Pompeo to Travel to North Korea With New Special Envoy

Pompeo to Travel to North Korea With New Special Envoy
New US special representative to North Korea Stephen Biegun speaks after being named by Secretary of State Mike Pompeo (L) at the State Department in Washington, DC, on August 23, 2018. NICHOLAS KAMM/AFP/Getty Images
Reuters
Updated:

WASHINGTON—U.S. Secretary of State Mike Pompeo will visit North Korea again next week to try to persuade it to abandon its nuclear weapons, and will take a new U.S. special representative, Stephen Biegun, with him in an attempt to break the deadlock.

Pompeo on Aug. 23 named the Ford Motor Co. executive, a veteran Republican foreign policy hand, as the U.S. special envoy to North Korea.

“Steve will direct U.S. policy toward North Korea and lead our efforts to achieve President Trump’s goal of the final, fully verified denuclearization of North Korea as agreed to by Kim Jong Un,” Pompeo told reporters, referring to the North Korean leader.

“He and I will be traveling to North Korea next week to make further diplomatic progress toward our objective.”

It will be Pompeo’s fourth trip this year aimed at getting North Korea to scrap a nuclear weapons program that threatens the United States and his second since an unprecedented June summit between U.S. President Donald Trump and Kim.

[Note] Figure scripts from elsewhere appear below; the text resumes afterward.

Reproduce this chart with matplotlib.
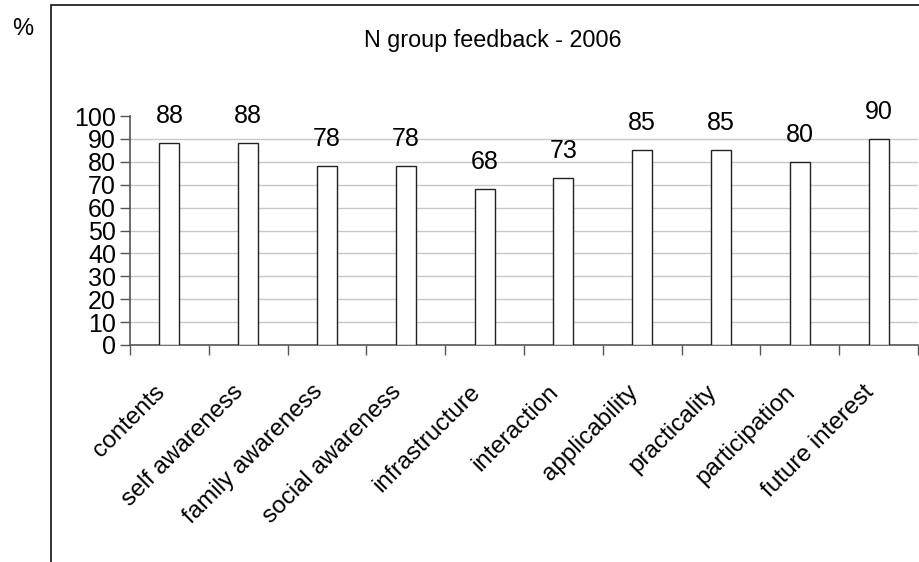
import matplotlib
matplotlib.use('agg')
import matplotlib.pyplot as plt
from matplotlib.patches import Rectangle
from matplotlib import font_manager

plt.rcParams['font.family'] = ['Liberation Sans', 'DejaVu Sans']

names = sorted({f.name for f in font_manager.fontManager.ttflist})
narrow = 'Liberation Sans Narrow' if 'Liberation Sans Narrow' in names else 'Liberation Sans'

categories = ['contents', 'self awareness', 'family awareness', 'social awareness',
              'infrastructure', 'interaction', 'applicability', 'practicality',
              'participation', 'future interest']
values = [88, 88, 78, 78, 68, 73, 85, 85, 80, 90]
y_ticks = [0, 10, 20, 30, 40, 50, 60, 70, 80, 90, 100]

W, H = 920, 562
fig = plt.figure(figsize=(W / 100, H / 100), dpi=100)

# outer chart frame (left and top edges visible)
fig.patches.append(Rectangle((51 / W, -0.1), 1.0, 1.1 - 5 / H, transform=fig.transFigure,
                             fill=False, edgecolor='#111111', linewidth=1.2))

ax = fig.add_axes([130 / W, 1 - 345 / H, (918 - 130) / W, (345 - 116) / H])

x = list(range(len(categories)))
ax.bar(x, values, width=0.255, color='white', edgecolor='#222222', linewidth=1.0, zorder=3)

for xi, v in zip(x, values):
    ax.annotate(str(v), (xi, v), xytext=(0, 11), textcoords='offset points',
                ha='center', va='bottom', fontsize=18, family=narrow)

ax.set_xlim(-0.5, len(categories) - 0.5)
ax.set_ylim(0, 100)
ax.set_yticks(y_ticks)
ax.set_yticklabels([str(t) for t in y_ticks], fontsize=18, family=narrow)
ax.tick_params(axis='y', length=7, width=1, color='#555555', pad=3)

# ticks at category boundaries, labels at centers
ax.set_xticks([i - 0.5 for i in range(len(categories) + 1)])
ax.set_xticklabels([])
ax.tick_params(axis='x', length=7, width=1, color='#555555')
for xi, name in zip(x, categories):
    ax.text(xi - 0.1, -0.19, name, transform=ax.get_xaxis_transform(),
            rotation=45, rotation_mode='anchor', ha='right', va='center', fontsize=17.5)

for t in y_ticks[1:-1]:
    ax.axhline(t, color='#c8c8c8', linewidth=1, zorder=1)

for s in ['top', 'right']:
    ax.spines[s].set_visible(False)
for s in ['left', 'bottom']:
    ax.spines[s].set_color('#555555')
    ax.spines[s].set_linewidth(1.2)

fig.text(493 / W, 1 - 40 / H, 'N group feedback - 2006', ha='center', va='center', fontsize=16.8)
fig.text(23 / W, 1 - 29 / H, '%', ha='center', va='center', fontsize=17)

fig.savefig('out.png', dpi=100)
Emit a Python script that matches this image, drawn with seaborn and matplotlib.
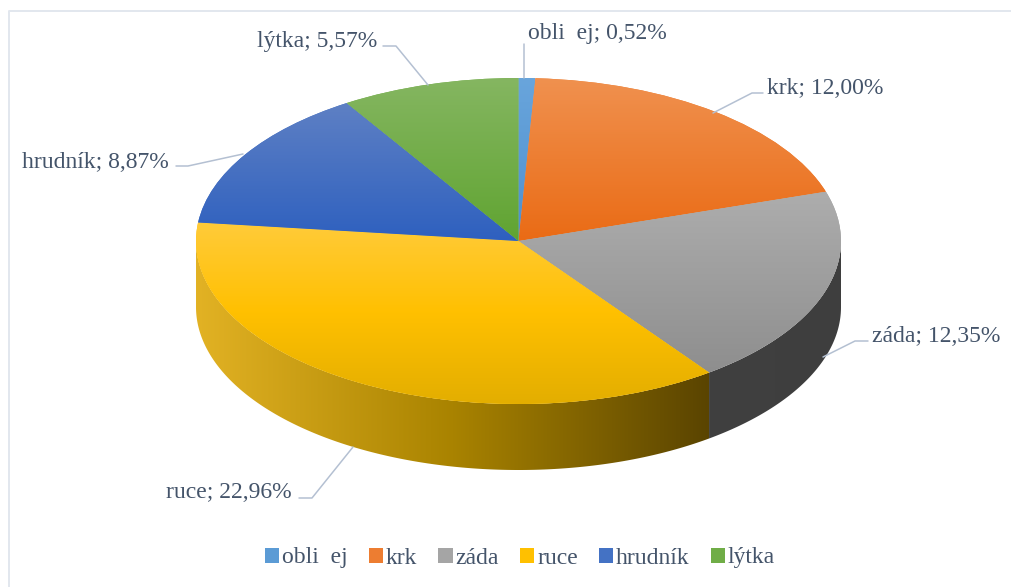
import numpy as np
import matplotlib
matplotlib.use("Agg")
import matplotlib.pyplot as plt
from matplotlib.colors import LinearSegmentedColormap
from matplotlib.patches import Polygon
import seaborn as sns

# data
parts = ["obli  ej", "krk", "záda", "ruce", "hrudník", "lýtka"]
values = [0.52, 12.00, 12.35, 22.96, 8.87, 5.57]

base_colors = ["#5B9BD5", "#ED7D31", "#A5A5A5", "#FFC000", "#4472C4", "#70AD47"]
top_grads = [
    ["#69A5DC", "#4E90CE"],
    ["#F0914F", "#EA6B15"],
    ["#ADADAD", "#8E8E8E"],
    ["#FFCB3A", "#FFC000", "#E3AE00"],
    ["#5E80C4", "#2E60BF"],
    ["#85B661", "#60A431"],
]
side_grads = {2: ["#404040", "#3E3E3E"], 3: ["#E2B224", "#A98300", "#5A4400"]}

TEXT = "#44546A"
LEADER = "#B4C0D2"
CX, CY, RX, RY, DEPTH = 518.5, 241, 322.5, 163, 66


def px(x, y):
    # picture pixels to pie units
    return (x - CX) / RX, (CY - y) / RY


label_pos = [(528, 33), (767, 88), (872, 336), (166, 493), (22, 162), (257, 41)]
leaders = [
    [(524, 44), (524, 78)],
    [(763, 93), (752, 93), (713, 113)],
    [(868, 341), (855, 341), (823, 357)],
    [(299, 498), (312, 498), (353, 447)],
    [(176, 166), (188, 166), (243, 154)],
    [(383, 46), (396, 46), (428, 85)],
]

sns.set_theme(style="white")
plt.rcParams["font.family"] = ["Liberation Serif", "DejaVu Serif"]

fig = plt.figure(figsize=(10.11, 5.87), dpi=100)
ax = fig.add_axes([0, 0, 1, 1])

wedges, _ = ax.pie(values, colors=sns.color_palette(base_colors), startangle=90,
                   counterclock=False, radius=1, wedgeprops={"linewidth": 0, "zorder": 3})
ax.set_aspect("auto")

ramp = np.linspace(0, 1, 256)
depth = DEPTH / RY

# side wall, only the lower half of the rim shows
for i, w in enumerate(wedges):
    lo, hi = max(w.theta1, -180), min(w.theta2, 0)
    if lo >= hi or i not in side_grads:
        continue
    t = np.radians(np.linspace(lo, hi, 200))
    xs, ys = np.cos(t), np.sin(t)
    poly = np.vstack([np.c_[xs, ys], np.c_[xs, ys - depth][::-1]])
    patch = Polygon(poly, closed=True, facecolor="none", edgecolor="none", zorder=1)
    ax.add_patch(patch)
    cmap = LinearSegmentedColormap.from_list(f"side{i}", side_grads[i])
    img = ax.imshow(ramp[None, :], cmap=cmap, aspect="auto", zorder=2,
                    extent=(poly[:, 0].min(), poly[:, 0].max(), poly[:, 1].min(), poly[:, 1].max()))
    img.set_clip_path(patch)

# top face, each slice has its own vertical gradient
for i, w in enumerate(wedges):
    box = w.get_path().get_extents()
    cmap = LinearSegmentedColormap.from_list(f"top{i}", top_grads[i])
    img = ax.imshow(ramp[:, None], cmap=cmap, aspect="auto", zorder=4, origin="upper",
                    extent=(box.x0, box.x1, box.y0, box.y1))
    img.set_clip_path(w)

# data labels and leader lines
for name, val, pos, line in zip(parts, values, label_pos, leaders):
    txt = f"{name}; {val:.2f}%".replace(".", ",")
    x, y = px(*pos)
    ax.text(x, y, txt, color=TEXT, fontsize=17, ha="left", va="center", zorder=6)
    pts = np.array([px(*p) for p in line])
    ax.plot(pts[:, 0], pts[:, 1], color=LEADER, lw=1.1, zorder=5)

# chart border
edge = np.array([px(8.5, 587), px(8.5, 11), px(1011, 11)])
ax.plot(edge[:, 0], edge[:, 1], color="#E2E7EE", lw=1.4, zorder=0)

lx, ly = px(520, 558)
ax.legend(wedges, parts, ncol=6, loc="center", bbox_to_anchor=(lx, ly),
          bbox_transform=ax.transData, frameon=False, fontsize=17, labelcolor=TEXT,
          handlelength=0.6, handleheight=0.6, handletextpad=0.12, columnspacing=0.9)

ax.set_xlim(px(0, 0)[0], px(1011, 0)[0])
ax.set_ylim(px(0, 587)[1], px(0, 0)[1])
ax.axis("off")

fig.savefig("out.png", dpi=100)
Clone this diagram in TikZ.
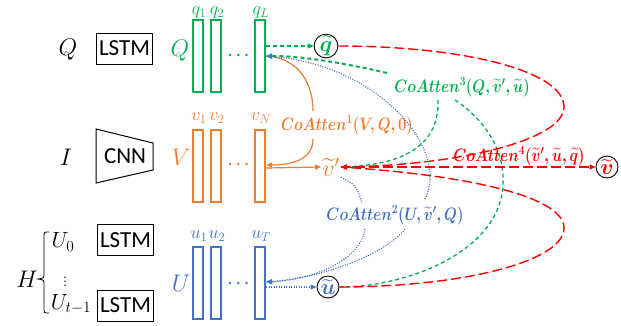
\RequirePackage{fix-cm}
\documentclass[tikz,border=0pt]{standalone}
\usepackage{fontspec}
\usepackage{amsmath}
\usepackage{graphicx}
\newfontfamily\calib{Carlito}
\usetikzlibrary{arrows.meta,calc}
\definecolor{cgreen}{HTML}{00B050}
\definecolor{corange}{HTML}{ED7D31}
\definecolor{cblue}{HTML}{4472C4}
\definecolor{cred}{HTML}{FF0000}
\newcommand{\narrow}[1]{\scalebox{0.82}[1]{#1}}
\begin{document}
\begin{tikzpicture}[x=1pt,y=-1pt,
  bar/.style={draw, line width=2.2pt, minimum width=10pt, minimum height=72pt, inner sep=0pt},
  box/.style={draw, line width=1pt, minimum width=56pt, minimum height=31pt, inner sep=0pt, font=\calib\fontsize{23}{23}\selectfont},
  big/.style={inner sep=1pt, font=\fontsize{24}{24}\selectfont},
  mid/.style={inner sep=1pt, font=\fontsize{22}{22}\selectfont},
  sub/.style={inner sep=0pt, font=\fontsize{18}{18}\selectfont},
  dotsty/.style={inner sep=0pt, font=\fontsize{16}{16}\selectfont\boldmath},
  lab/.style={inner sep=1pt, font=\fontsize{18}{18}\selectfont\boldmath},
  circ/.style={circle, draw=black, line width=0.9pt, inner sep=0pt, minimum size=22pt, font=\fontsize{22}{22}\selectfont\boldmath},
  tip/.style={-{Triangle[length=6pt,width=5pt]}},
  gdash/.style={draw=cgreen, line width=1.3pt, dash pattern=on 4pt off 3pt},
  rdash/.style={draw=cred, line width=1.4pt, dash pattern=on 10pt off 4pt},
  bdot/.style={draw=cblue, line width=1.2pt, dash pattern=on 1pt off 1.5pt},
  osolid/.style={draw=corange, line width=1.2pt}
]
\useasboundingbox (0,0) rectangle (621,325);

% left inputs
\node[big] (Ql) at (68,50) {$Q$};
\node[big] (Il) at (66,157) {$I$};
\node[big] (Hl) at (27,279) {$H$};
\node[mid] (U0) at (63,242) {$U_0$};
\node[inner sep=0pt, font=\fontsize{18}{18}\selectfont] (Ud) at (65,279) {$\vdots$};
\node[mid] (Ut) at (71,304) {$U_{t-1}$};
\draw[line width=0.8pt] (49,232) .. controls (44,232) .. (44,237) -- (44,274) .. controls (44,278) .. (38,279) .. controls (44,280) .. (44,284) -- (44,308) .. controls (44,313) .. (49,313);

\node[box] (lstm1) at (124.5,48.5) {LSTM};
\draw[line width=1pt] (96,129) -- (153,143) -- (153,170) -- (96,183) -- cycle;
\node[inner sep=0pt, font=\calib\fontsize{23}{23}\selectfont] (cnn) at (125,156) {CNN};
\node[box] (lstm2) at (125.5,240) {LSTM};
\node[box] (lstm3) at (125.5,305.5) {LSTM};

% green bars
\node[bar,draw=cgreen] (q1) at (198,56) {};
\node[bar,draw=cgreen] (q2) at (216,56) {};
\node[bar,draw=cgreen] (qL) at (260,56) {};
\node[sub,text=cgreen] (q1l) at (199,12.5) {$q_1$};
\node[sub,text=cgreen] (q2l) at (217,12.5) {$q_2$};
\node[sub,text=cgreen] (qLl) at (261,12.5) {$q_L$};
\node[dotsty,text=cgreen] (qd) at (240,56) {$\cdots$};
\node[big,text=cgreen] (Qs) at (180,51) {$Q$};

% orange bars
\node[bar,draw=corange] (v1) at (198,166) {};
\node[bar,draw=corange] (v2) at (216,166) {};
\node[bar,draw=corange] (vN) at (260,166) {};
\node[sub,text=corange] (v1l) at (199,118) {$v_1$};
\node[sub,text=corange] (v2l) at (217,118) {$v_2$};
\node[sub,text=corange] (vNl) at (261,118) {$v_N$};
\node[dotsty,text=corange] (vd) at (240,165) {$\cdots$};
\node[big,text=corange] (Vs) at (181,157) {$V$};

% blue bars
\node[bar,draw=cblue] (u1) at (198,283) {};
\node[bar,draw=cblue] (u2) at (216,283) {};
\node[bar,draw=cblue] (uT) at (260,283) {};
\node[sub,text=cblue] (u1l) at (199,236) {$u_1$};
\node[sub,text=cblue] (u2l) at (217,236) {$u_2$};
\node[sub,text=cblue] (uTl) at (261,236) {$u_T$};
\node[dotsty,text=cblue] (ud) at (240,284) {$\cdots$};
\node[big,text=cblue] (Us) at (181,283) {$U$};

% circles and v'
\node[circ,text=cgreen] (qt) at (326,46) {$\widetilde{q}$};
\node[circ,text=cblue] (ut) at (328,287) {$\widetilde{u}$};
\node[circ,text=cred] (vt) at (607,167) {$\widetilde{v}$};
\node[big,text=corange] (vp) at (331,167) {$\widetilde{v}'$};

% labels
\node[lab,text=corange] (c1) at (347,125) {\narrow{$CoAtten^{1}(V,Q,0)$}};
\node[lab,text=cgreen] (c3) at (462,87) {\narrow{$CoAtten^{3}(Q,\widetilde{v}',\widetilde{u})$}};
\node[lab,text=cred] (c4) at (519,156) {\narrow{$CoAtten^{4}(\widetilde{v}',\widetilde{u},\widetilde{q})$}};
\node[lab,text=cblue] (c2) at (395,215) {\narrow{$CoAtten^{2}(U,\widetilde{v}',Q)$}};

\coordinate (c1a) at (313,111);
\coordinate (c1b) at (313,139);
\coordinate (c3a) at (387,73);
\coordinate (c3b) at (438,100);
\coordinate (c3c) at (455,100);
\coordinate (c2a) at (425,199);
\coordinate (c2b) at (362,203);
\coordinate (c2c) at (365,229);
\coordinate (c2d) at (405,229);

% orange
\draw[osolid] (qL.east) .. controls (300,58) and (313,85) .. (c1a);
\draw[osolid,tip] (c1b) .. controls (313,158) and (295,165) .. ([yshift=1pt]vN.east);
\draw[osolid,tip] ([yshift=-2pt]vN.east) -- (vp.west);

% green
\draw[gdash,tip] ([yshift=10pt]qL.east) -- (qt.west);
\draw[gdash,line width=2pt,tip] (c3a) .. controls (340,62) and (300,56) .. (qL.east);
\draw[gdash] (c3b) .. controls (440,150) and (395,166) .. (vp.east);
\draw[gdash] (c3c) .. controls (485,120) and (505,150) .. (503,185) .. controls (500,250) and (410,287) .. (ut.east);

% blue
\draw[bdot,tip] (c2a) .. controls (450,150) and (380,65) .. (qL.east);
\draw[bdot] (vp.south east) .. controls (356,185) .. (c2b);
\draw[bdot,tip] (c2c) .. controls (360,262) and (310,280) .. ([yshift=1pt]uT.east);
\draw[bdot,tip] (c2d) .. controls (385,255) and (320,278) .. ([yshift=1pt]uT.east);
\draw[bdot,tip] ([yshift=-4pt]uT.east) -- (ut.west);

% red
\draw[rdash,tip] (qt.east) .. controls (460,46) and (564,70) .. (564,107) .. controls (564,140) and (460,165) .. (vp.east);
\draw[rdash,tip] (ut.east) .. controls (460,287) and (564,262) .. (564,228) .. controls (564,195) and (460,175) .. (vp.east);
\draw[rdash,tip] (vp.east) -- (vt.west);
\end{tikzpicture}
\end{document}
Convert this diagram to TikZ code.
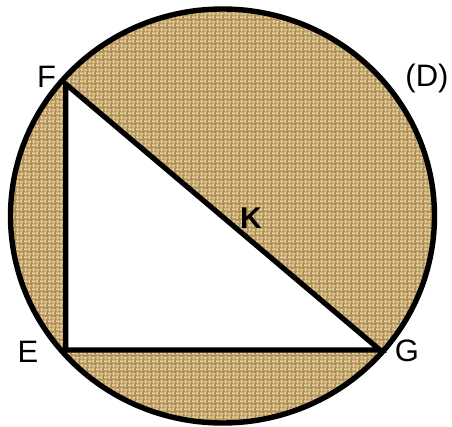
\documentclass[tikz,border=0pt]{standalone}
\usepackage{fontspec}
\setmainfont{Liberation Sans}
\usepackage{xcolor}
\usetikzlibrary{patterns.meta}

\definecolor{sackbase}{RGB}{176,142,88}
\definecolor{sackweave}{RGB}{230,208,156}

% woven sack texture
\tikzdeclarepattern{
  name=sackweave,
  type=uncolored,
  bottom left={(0pt,0pt)}, top right={(8pt,8pt)},
  tile size={(8pt,8pt)},
  code={
    \fill (0pt,0.8pt) rectangle (4pt,3pt);
    \fill (4.8pt,0pt) rectangle (7pt,4pt);
    \fill (0.8pt,4pt) rectangle (3pt,8pt);
    \fill (4pt,4.8pt) rectangle (8pt,7pt);
  }
}

\begin{document}
\begin{tikzpicture}[
    x=1pt, y=-1pt,
    edge/.style={draw=black, line width=5.2pt, line join=miter},
    rim/.style={draw=black, line width=5.4pt},
    sack/.style={fill=sackbase},
    weave/.style={pattern={sackweave}, pattern color=sackweave},
    pointlbl/.style={font=\fontsize{31}{36}\selectfont, inner sep=0pt},
    centrelbl/.style={font=\fontsize{30}{36}\selectfont\bfseries, inner sep=0pt}
]
    \useasboundingbox (0,0) rectangle (452,427);

    % Centre and vertices
    \coordinate (K) at (222.5,216);
    \coordinate (F) at (65.7,84);
    \coordinate (E) at (65.7,350);
    \coordinate (G) at (380,350);

    % Disc with texture
    \path[sack] (K) ellipse [x radius=212pt, y radius=207pt];
    \path[weave] (K) ellipse [x radius=212pt, y radius=207pt];

    % White triangle
    \fill[white] (F) -- (E) -- (G) -- cycle;
    \draw[edge] (F) -- (E) -- (G) -- cycle;

    % Circle rim
    \draw[rim] (K) ellipse [x radius=212pt, y radius=207pt];

    % Labels
    \node[pointlbl] (lblF) at (46.5,77) {F};
    \node[pointlbl] (lblE) at (28,352) {E};
    \node[pointlbl] (lblG) at (407,351) {G};
    \node[centrelbl] (lblK) at (251,218) {K};
    \node[pointlbl] (lblD) at (427,78) {(D)};
\end{tikzpicture}
\end{document}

U.S. State Department spokeswoman Heather Nauert said Pompeo had no plans to meet with Kim in Pyongyang.

“We don’t have that scheduled; we have no expectations of meeting with Chairman Kim. That is not a part of this trip,” she told a regular news briefing.

Biegun said of North Korea: “The issues are tough and will be tough to resolve.” But he added that Trump had created an opening “that we must take by seizing every possible opportunity to realize the vision for a peaceful future for the people of North Korea.”

Biegun served as vice president of international governmental affairs for Ford for 14 years. Prior to that, he was a senior staffer for former President George W. Bush’s national security adviser, Condoleezza Rice, and he also advised members of Congress on foreign affairs.

‘Gangster-like Demands’

On his last visit to Pyongyang, in July, Pompeo left hailing progress, only for North Korea within hours to denounce his “gangster-like demands.” He did not meet with Kim on that trip, although he did on his first two visits, which took place before the summit.

In an interview with Reuters on Monday, Trump defended his efforts to convince Pyongyang to give up its nuclear weapons, saying he believed North Korea had taken specific steps toward denuclearization. He said he would “most likely” meet again with Kim.

Kelly Magsamen, a former U.S. deputy assistant secretary of defense for Asian affairs now at the Center for American Progress, said Biegun’s appointment would “hopefully bring focus and coherence” to U.S. North Korea diplomacy.

Joshua Pollack, a North Korea missile expert at the Middlebury Institute of International Studies, noted that Biegun’s background was mostly in Russian issues.

But Pollack said that Pompeo could enhance Biegun’s credibility as a negotiator by personally introducing him in Pyongyang. “That would allow Pompeo to step back somewhat until more groundwork has been laid in working-level talks,” he said.

Biegun’s name was floated earlier this year among a list of contenders to replace Trump’s then national security adviser, H.R. McMaster, who was ultimately succeeded by John Bolton.